-- start RAW DATA --
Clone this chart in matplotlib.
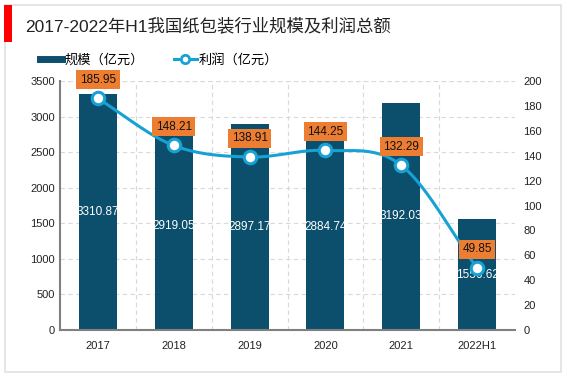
import numpy as np
import matplotlib
matplotlib.use('Agg')
import matplotlib.pyplot as plt
from matplotlib.patches import Rectangle
from matplotlib.lines import Line2D

plt.rcParams['font.family'] = ['Liberation Sans', 'Noto Sans CJK SC']

# data
years = ['2017', '2018', '2019', '2020', '2021', '2022H1']
scale = [3310.87, 2919.05, 2897.17, 2884.74, 3192.03, 1556.62]
profit = [185.95, 148.21, 138.91, 144.25, 132.29, 49.85]

bar_color = '#0b4f6c'
line_color = '#17a2d6'
label_color = '#ed7d31'

fig = plt.figure(figsize=(5.67, 3.78), dpi=100)

# outer frame and red marker
fig.patches.append(Rectangle((5/567, 1-372/378), 556/567, 367/378, transform=fig.transFigure,
                             fill=False, edgecolor='#e0e0e0', linewidth=1.2))
fig.patches.append(Rectangle((4/567, 1-42/378), 8/567, 37/378, transform=fig.transFigure,
                             facecolor='#ff0000', edgecolor='none'))
fig.text(25/567, 1-26/378, '2017-2022年H1我国纸包装行业规模及利润总额', fontsize=12.5,
         va='center', ha='left', color='#222222')

ax = fig.add_axes([60/567, 1-330/378, 455/567, 249/378])
x = np.arange(len(years))
ax.bar(x, scale, width=0.5, color=bar_color, zorder=2)
ax.set_xlim(-0.5, 5.5)
ax.set_ylim(0, 3500)
ax.set_yticks(np.arange(0, 3501, 500))
ax.set_xticks(x)
ax.set_xticklabels(years)
ax.set_xticks(np.arange(0.5, 5.5, 1), minor=True)
ax.grid(axis='y', which='major', color='#d9d9d9', linestyle=(0, (4, 3)), linewidth=0.8, zorder=0)
ax.grid(axis='x', which='minor', color='#d9d9d9', linestyle=(0, (4, 3)), linewidth=0.8, zorder=0)
ax.tick_params(axis='both', which='both', length=0, labelsize=8, colors='#222222')
ax.tick_params(axis='x', pad=8)
for s in ['top', 'right']:
    ax.spines[s].set_visible(False)
for s in ['left', 'bottom']:
    ax.spines[s].set_color('#808080')
    ax.spines[s].set_linewidth(1.5)
ax.axhline(3500, color='#d9d9d9', linestyle=(0, (4, 3)), linewidth=0.8, zorder=0)

for xi, v in zip(x, scale):
    ax.text(xi, v / 2, f'{v:.2f}', ha='center', va='center', color='white', fontsize=8.5, zorder=3)

ax2 = ax.twinx()
ax2.set_ylim(0, 200)
ax2.set_yticks(np.arange(0, 201, 20))
ax2.tick_params(axis='y', length=0, labelsize=8, colors='#222222', pad=6)
for s in ax2.spines.values():
    s.set_visible(False)

# smooth curve through the points (Catmull-Rom style cubic)
xs = np.linspace(0, 5, 300)
ys = np.zeros_like(xs)
n = len(x)
pts = np.array(profit, dtype=float)
for i in range(n - 1):
    p0 = pts[i - 1] if i > 0 else pts[i]
    p1, p2 = pts[i], pts[i + 1]
    p3 = pts[i + 2] if i + 2 < n else pts[i + 1]
    m1 = (p2 - p0) / (2 if i > 0 else 1) * 0.5
    m2 = (p3 - p1) / (2 if i + 2 < n else 1) * 0.5
    mask = (xs >= i) & (xs <= i + 1)
    t = xs[mask] - i
    h00 = 2*t**3 - 3*t**2 + 1
    h10 = t**3 - 2*t**2 + t
    h01 = -2*t**3 + 3*t**2
    h11 = t**3 - t**2
    ys[mask] = h00*p1 + h10*m1*2 + h01*p2 + h11*m2*2
ax2.plot(xs, ys, color=line_color, linewidth=2.2, zorder=3)
ax2.plot(x, profit, linestyle='none', marker='o', markersize=9, markerfacecolor='white',
         markeredgecolor=line_color, markeredgewidth=2.2, zorder=4)

for xi, v in zip(x, profit):
    ax2.text(xi, v + 15, f'{v:.2f}', ha='center', va='center', fontsize=8.5, color='#111111', zorder=5,
             bbox=dict(boxstyle='square,pad=0.3', facecolor=label_color, edgecolor='none'))

# legend
handles = [Line2D([0], [0], color=bar_color, linewidth=5),
           Line2D([0], [0], color=line_color, linewidth=2.2, marker='o', markersize=6,
                  markerfacecolor='white', markeredgecolor=line_color, markeredgewidth=2)]
fig.legend(handles, ['规模（亿元）', '利润（亿元）'], loc='center left',
           bbox_to_anchor=(40/567, 1-60/378), ncol=2, frameon=False, fontsize=9.5,
           handlelength=1.7, handletextpad=0.15, columnspacing=2.3,
           borderpad=0, borderaxespad=0)

fig.savefig('out.png', dpi=100, facecolor='white')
-- end RAW DATA --
(EXERCISE) Copy out each line exactly, without the pictures.

(WRITTEN ANSWER)
Clone this chart in matplotlib.
import numpy as np
import matplotlib
matplotlib.use('Agg')
import matplotlib.pyplot as plt
from matplotlib.patches import Rectangle
from matplotlib.lines import Line2D

plt.rcParams['font.family'] = ['Liberation Sans', 'Noto Sans CJK SC']

# data
years = ['2017', '2018', '2019', '2020', '2021', '2022H1']
scale = [3310.87, 2919.05, 2897.17, 2884.74, 3192.03, 1556.62]
profit = [185.95, 148.21, 138.91, 144.25, 132.29, 49.85]

bar_color = '#0b4f6c'
line_color = '#17a2d6'
label_color = '#ed7d31'

fig = plt.figure(figsize=(5.67, 3.78), dpi=100)

# outer frame and red marker
fig.patches.append(Rectangle((5/567, 1-372/378), 556/567, 367/378, transform=fig.transFigure,
                             fill=False, edgecolor='#e0e0e0', linewidth=1.2))
fig.patches.append(Rectangle((4/567, 1-42/378), 8/567, 37/378, transform=fig.transFigure,
                             facecolor='#ff0000', edgecolor='none'))
fig.text(25/567, 1-26/378, '2017-2022年H1我国纸包装行业规模及利润总额', fontsize=12.5,
         va='center', ha='left', color='#222222')

ax = fig.add_axes([60/567, 1-330/378, 455/567, 249/378])
x = np.arange(len(years))
ax.bar(x, scale, width=0.5, color=bar_color, zorder=2)
ax.set_xlim(-0.5, 5.5)
ax.set_ylim(0, 3500)
ax.set_yticks(np.arange(0, 3501, 500))
ax.set_xticks(x)
ax.set_xticklabels(years)
ax.set_xticks(np.arange(0.5, 5.5, 1), minor=True)
ax.grid(axis='y', which='major', color='#d9d9d9', linestyle=(0, (4, 3)), linewidth=0.8, zorder=0)
ax.grid(axis='x', which='minor', color='#d9d9d9', linestyle=(0, (4, 3)), linewidth=0.8, zorder=0)
ax.tick_params(axis='both', which='both', length=0, labelsize=8, colors='#222222')
ax.tick_params(axis='x', pad=8)
for s in ['top', 'right']:
    ax.spines[s].set_visible(False)
for s in ['left', 'bottom']:
    ax.spines[s].set_color('#808080')
    ax.spines[s].set_linewidth(1.5)
ax.axhline(3500, color='#d9d9d9', linestyle=(0, (4, 3)), linewidth=0.8, zorder=0)

for xi, v in zip(x, scale):
    ax.text(xi, v / 2, f'{v:.2f}', ha='center', va='center', color='white', fontsize=8.5, zorder=3)

ax2 = ax.twinx()
ax2.set_ylim(0, 200)
ax2.set_yticks(np.arange(0, 201, 20))
ax2.tick_params(axis='y', length=0, labelsize=8, colors='#222222', pad=6)
for s in ax2.spines.values():
    s.set_visible(False)

# smooth curve through the points (Catmull-Rom style cubic)
xs = np.linspace(0, 5, 300)
ys = np.zeros_like(xs)
n = len(x)
pts = np.array(profit, dtype=float)
for i in range(n - 1):
    p0 = pts[i - 1] if i > 0 else pts[i]
    p1, p2 = pts[i], pts[i + 1]
    p3 = pts[i + 2] if i + 2 < n else pts[i + 1]
    m1 = (p2 - p0) / (2 if i > 0 else 1) * 0.5
    m2 = (p3 - p1) / (2 if i + 2 < n else 1) * 0.5
    mask = (xs >= i) & (xs <= i + 1)
    t = xs[mask] - i
    h00 = 2*t**3 - 3*t**2 + 1
    h10 = t**3 - 2*t**2 + t
    h01 = -2*t**3 + 3*t**2
    h11 = t**3 - t**2
    ys[mask] = h00*p1 + h10*m1*2 + h01*p2 + h11*m2*2
ax2.plot(xs, ys, color=line_color, linewidth=2.2, zorder=3)
ax2.plot(x, profit, linestyle='none', marker='o', markersize=9, markerfacecolor='white',
         markeredgecolor=line_color, markeredgewidth=2.2, zorder=4)

for xi, v in zip(x, profit):
    ax2.text(xi, v + 15, f'{v:.2f}', ha='center', va='center', fontsize=8.5, color='#111111', zorder=5,
             bbox=dict(boxstyle='square,pad=0.3', facecolor=label_color, edgecolor='none'))

# legend
handles = [Line2D([0], [0], color=bar_color, linewidth=5),
           Line2D([0], [0], color=line_color, linewidth=2.2, marker='o', markersize=6,
                  markerfacecolor='white', markeredgecolor=line_color, markeredgewidth=2)]
fig.legend(handles, ['规模（亿元）', '利润（亿元）'], loc='center left',
           bbox_to_anchor=(40/567, 1-60/378), ncol=2, frameon=False, fontsize=9.5,
           handlelength=1.7, handletextpad=0.15, columnspacing=2.3,
           borderpad=0, borderaxespad=0)

fig.savefig('out.png', dpi=100, facecolor='white')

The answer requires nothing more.